Ilja Janitskin - the founder of anti-immigration websites MV-lehti and Uber Uutiset - was found guilty of 16 criminal charges related to his websites and handed a prison sentence of one year and 10 months by Helsinki District Court on Thursday. He was also ordered to pay the lion's share of some 136,000 euros in damages to harassment victims.
Some 90 criminal complaints related to the site were filed in connection with the expansive case, including aggravated defamation and ethnic agitation.
The 16 crimes which Janitskin was convicted of were:
- Three counts of aggravated defamation
- Two counts of aggravated incitement against an ethnic group
- Three counts of copyright infringement
- Two counts of breach of confidentiality
- Two counts of illicit gambling charges
- Four counts of illicit fundraising charges
The court dismissed three other charges against Janitskin.
The court said that from 2014-2018 Janitskin acted as the website’s editor-in-chief, making him responsible for the content contained in - and crimes facilitated by - both the MV-lehti site and Uber Uutiset.
The aggravated defamation charges were related to three complainants: Yle journalist Jessikka Aro who investigated and reported about MV-lehti; a student activist who spearheaded a boycott campaign against companies that advertised on the anti-immigrant news site; and a person who worked on issues about refugees.
The three complainants, according to testimony, had received death threats and offensive messages including ones about their appearance as well as threats of sexual violence, prompted by articles posted on Janitskin's sites.
In one example, a photo of the student activist's face had been photo-shopped onto pornographic images and posted online.
Janitskin was found guilty of two counts of aggravated incitement against ethnic groups on grounds that he permitted the publication of defamatory and threatening articles about Muslims and Jews - or wrote them himself, according to the court.
Copyright infringement, confidentiality breaches
The legal process was extensive and included copyright infringement complaints.
Newspaper Helsingin Sanomat, blogger and journalist Jussi Korhonen and the firm Kaleva365 filed complaints against Janitskin for copyright infringement.
The court said that Janitskin had permitted the copying of materials from the complainants' websites and then posted them on his own.
The court also found Janitskin guilty of breach of confidentiality, saying he published classified documents related to efforts by the Helsinki police department in 2016 to block the MV-lehti and Uber Uutiset sites.

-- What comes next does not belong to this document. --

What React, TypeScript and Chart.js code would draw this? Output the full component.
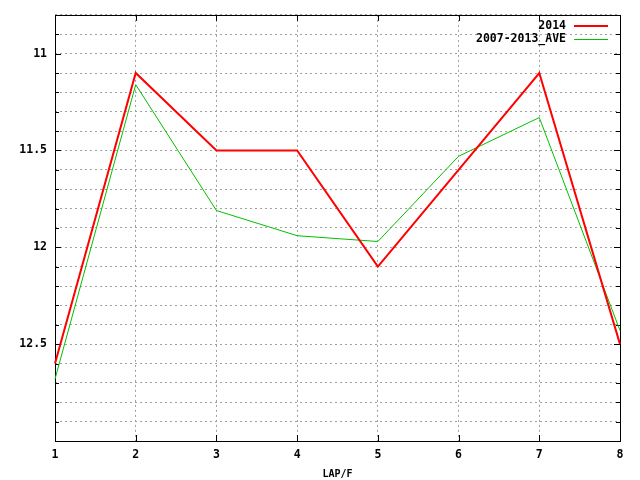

The court also found Janitskin guilty of gambling and fundraising violations, saying his websites had illegally marketed gambling games and fundraised without securing the appropriate permits. The court said the website started new fundraisers after authorities shut down and investigated previous ones.
136,000 euros in damages to victims
Three out of a total of four defendants in the case were convicted: Janitskin, Johan Bäckman a Finnish academic known known for publicly championing Russian child custody rights abroad, and another individual.

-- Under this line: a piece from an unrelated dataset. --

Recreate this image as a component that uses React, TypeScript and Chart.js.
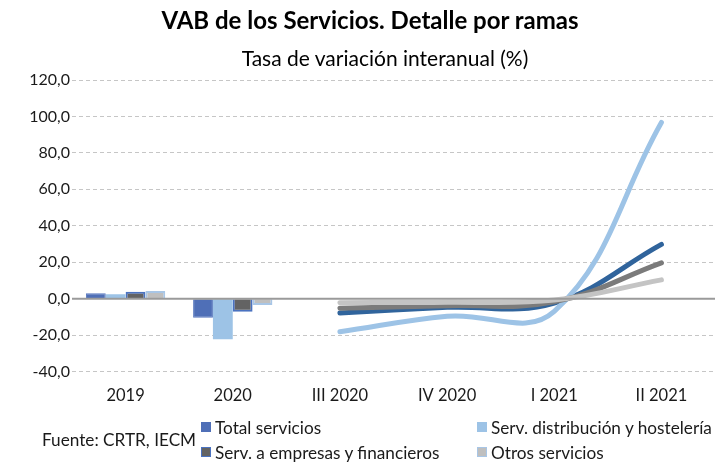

The three convicted defendants were ordered to pay a total of 136,000 euros in damages to the victims, the lion's share of which is Janitskin's responsibility.
Janitskin was ordered to personally pay Aro 35,000 euros, plus - along with Bäckman - an additional 10,000 euros.
Janitskin was extradited to Finland from Andorra in April.
Bäckman guilty of harassment, defamation
Bäckman received a one year suspended sentence for harassing and defaming Yle journalist Jessikka Aro and also inciting others to defame her. Bäckman had taken aim at Aro for writing about Russian internet trolls trying to influence public discourse in Finland.
The court found that Bäckman’s actions encouraged others to harass the journalist, and that the ordeal seriously affected her quality of life.
Bäckman was convicted of three charges for his role in Aro's harassment: persecution, aggravated defamation and aggravated instigation of defamation.
Bäckman was charged for his activities on social media and by having contacted Aro, he defamed and harassed her in a manner that amounted to persecution, according to the court.
He was found guilty of aggravated defamation because he made false statements saying that Aro was a drug addict and falsely claimed through his Russian channels she was a spy and enemy of the Russian state.
He was found guilty of the defamation charge, according to the court, because he had encouraged Janitskin to publish deraogatory articles about Aro. The court found Bäckman guilty of all the charges filed against him, saying that Aro's account of the course of events was more credible than his.
The court found content on the sites to be racist in nature and the publications defamed and persecuted the injured parties in the case. The site spread disinformation and sensitive information about injured parties’ personal lives, according to the court, and publishing these types of materials held no merit from the perspective of free speech.